- _Material_:
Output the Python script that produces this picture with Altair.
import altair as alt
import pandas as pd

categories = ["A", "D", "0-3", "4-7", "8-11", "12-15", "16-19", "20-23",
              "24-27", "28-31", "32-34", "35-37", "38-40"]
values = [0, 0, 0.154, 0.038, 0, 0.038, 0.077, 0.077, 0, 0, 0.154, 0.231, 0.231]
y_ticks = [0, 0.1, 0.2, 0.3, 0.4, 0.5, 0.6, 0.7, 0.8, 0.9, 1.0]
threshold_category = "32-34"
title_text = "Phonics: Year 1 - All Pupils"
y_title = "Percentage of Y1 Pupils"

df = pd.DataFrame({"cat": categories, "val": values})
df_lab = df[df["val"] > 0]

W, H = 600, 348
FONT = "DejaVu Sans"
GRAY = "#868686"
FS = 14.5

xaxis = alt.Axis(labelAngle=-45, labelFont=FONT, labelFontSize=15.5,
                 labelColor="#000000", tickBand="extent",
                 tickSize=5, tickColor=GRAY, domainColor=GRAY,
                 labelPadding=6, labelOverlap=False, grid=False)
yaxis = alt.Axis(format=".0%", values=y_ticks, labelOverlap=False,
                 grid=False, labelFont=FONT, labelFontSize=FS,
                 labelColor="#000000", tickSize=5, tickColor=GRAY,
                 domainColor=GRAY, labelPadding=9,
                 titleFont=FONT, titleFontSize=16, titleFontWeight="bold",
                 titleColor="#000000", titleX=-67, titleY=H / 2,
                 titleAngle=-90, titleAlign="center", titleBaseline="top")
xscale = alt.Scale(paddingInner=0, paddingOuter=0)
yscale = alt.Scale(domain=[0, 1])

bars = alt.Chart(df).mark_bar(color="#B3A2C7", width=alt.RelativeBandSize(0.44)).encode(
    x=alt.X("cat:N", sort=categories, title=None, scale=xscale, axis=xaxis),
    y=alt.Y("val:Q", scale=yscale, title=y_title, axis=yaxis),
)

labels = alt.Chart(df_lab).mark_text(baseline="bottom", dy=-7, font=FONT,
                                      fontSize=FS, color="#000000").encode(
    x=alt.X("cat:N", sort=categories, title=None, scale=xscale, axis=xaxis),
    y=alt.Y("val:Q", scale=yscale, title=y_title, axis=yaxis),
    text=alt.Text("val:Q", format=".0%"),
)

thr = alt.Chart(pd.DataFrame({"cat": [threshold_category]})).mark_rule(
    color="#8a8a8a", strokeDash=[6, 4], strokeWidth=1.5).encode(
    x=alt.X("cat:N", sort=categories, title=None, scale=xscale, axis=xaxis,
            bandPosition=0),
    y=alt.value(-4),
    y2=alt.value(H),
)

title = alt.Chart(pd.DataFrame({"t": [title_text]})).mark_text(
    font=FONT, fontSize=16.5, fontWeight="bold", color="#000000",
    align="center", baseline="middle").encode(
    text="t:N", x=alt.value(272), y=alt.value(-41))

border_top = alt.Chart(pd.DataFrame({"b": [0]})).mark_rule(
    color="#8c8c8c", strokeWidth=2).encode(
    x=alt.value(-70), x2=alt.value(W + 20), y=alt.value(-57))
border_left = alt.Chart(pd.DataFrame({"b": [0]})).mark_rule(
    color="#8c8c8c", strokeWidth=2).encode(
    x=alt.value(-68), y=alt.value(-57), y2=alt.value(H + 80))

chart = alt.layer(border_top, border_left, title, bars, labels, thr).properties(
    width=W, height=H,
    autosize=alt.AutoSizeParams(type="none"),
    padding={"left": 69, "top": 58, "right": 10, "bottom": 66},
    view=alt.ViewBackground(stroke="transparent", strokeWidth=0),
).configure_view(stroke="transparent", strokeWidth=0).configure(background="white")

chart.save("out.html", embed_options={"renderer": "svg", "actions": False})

- _What needs to be done_:
Repeat the preceding lines exactly, please, every one of them.

- _Worked answer_:
Output the Python script that produces this picture with Altair.
import altair as alt
import pandas as pd

categories = ["A", "D", "0-3", "4-7", "8-11", "12-15", "16-19", "20-23",
              "24-27", "28-31", "32-34", "35-37", "38-40"]
values = [0, 0, 0.154, 0.038, 0, 0.038, 0.077, 0.077, 0, 0, 0.154, 0.231, 0.231]
y_ticks = [0, 0.1, 0.2, 0.3, 0.4, 0.5, 0.6, 0.7, 0.8, 0.9, 1.0]
threshold_category = "32-34"
title_text = "Phonics: Year 1 - All Pupils"
y_title = "Percentage of Y1 Pupils"

df = pd.DataFrame({"cat": categories, "val": values})
df_lab = df[df["val"] > 0]

W, H = 600, 348
FONT = "DejaVu Sans"
GRAY = "#868686"
FS = 14.5

xaxis = alt.Axis(labelAngle=-45, labelFont=FONT, labelFontSize=15.5,
                 labelColor="#000000", tickBand="extent",
                 tickSize=5, tickColor=GRAY, domainColor=GRAY,
                 labelPadding=6, labelOverlap=False, grid=False)
yaxis = alt.Axis(format=".0%", values=y_ticks, labelOverlap=False,
                 grid=False, labelFont=FONT, labelFontSize=FS,
                 labelColor="#000000", tickSize=5, tickColor=GRAY,
                 domainColor=GRAY, labelPadding=9,
                 titleFont=FONT, titleFontSize=16, titleFontWeight="bold",
                 titleColor="#000000", titleX=-67, titleY=H / 2,
                 titleAngle=-90, titleAlign="center", titleBaseline="top")
xscale = alt.Scale(paddingInner=0, paddingOuter=0)
yscale = alt.Scale(domain=[0, 1])

bars = alt.Chart(df).mark_bar(color="#B3A2C7", width=alt.RelativeBandSize(0.44)).encode(
    x=alt.X("cat:N", sort=categories, title=None, scale=xscale, axis=xaxis),
    y=alt.Y("val:Q", scale=yscale, title=y_title, axis=yaxis),
)

labels = alt.Chart(df_lab).mark_text(baseline="bottom", dy=-7, font=FONT,
                                      fontSize=FS, color="#000000").encode(
    x=alt.X("cat:N", sort=categories, title=None, scale=xscale, axis=xaxis),
    y=alt.Y("val:Q", scale=yscale, title=y_title, axis=yaxis),
    text=alt.Text("val:Q", format=".0%"),
)

thr = alt.Chart(pd.DataFrame({"cat": [threshold_category]})).mark_rule(
    color="#8a8a8a", strokeDash=[6, 4], strokeWidth=1.5).encode(
    x=alt.X("cat:N", sort=categories, title=None, scale=xscale, axis=xaxis,
            bandPosition=0),
    y=alt.value(-4),
    y2=alt.value(H),
)

title = alt.Chart(pd.DataFrame({"t": [title_text]})).mark_text(
    font=FONT, fontSize=16.5, fontWeight="bold", color="#000000",
    align="center", baseline="middle").encode(
    text="t:N", x=alt.value(272), y=alt.value(-41))

border_top = alt.Chart(pd.DataFrame({"b": [0]})).mark_rule(
    color="#8c8c8c", strokeWidth=2).encode(
    x=alt.value(-70), x2=alt.value(W + 20), y=alt.value(-57))
border_left = alt.Chart(pd.DataFrame({"b": [0]})).mark_rule(
    color="#8c8c8c", strokeWidth=2).encode(
    x=alt.value(-68), y=alt.value(-57), y2=alt.value(H + 80))

chart = alt.layer(border_top, border_left, title, bars, labels, thr).properties(
    width=W, height=H,
    autosize=alt.AutoSizeParams(type="none"),
    padding={"left": 69, "top": 58, "right": 10, "bottom": 66},
    view=alt.ViewBackground(stroke="transparent", strokeWidth=0),
).configure_view(stroke="transparent", strokeWidth=0).configure(background="white")

chart.save("out.html", embed_options={"renderer": "svg", "actions": False})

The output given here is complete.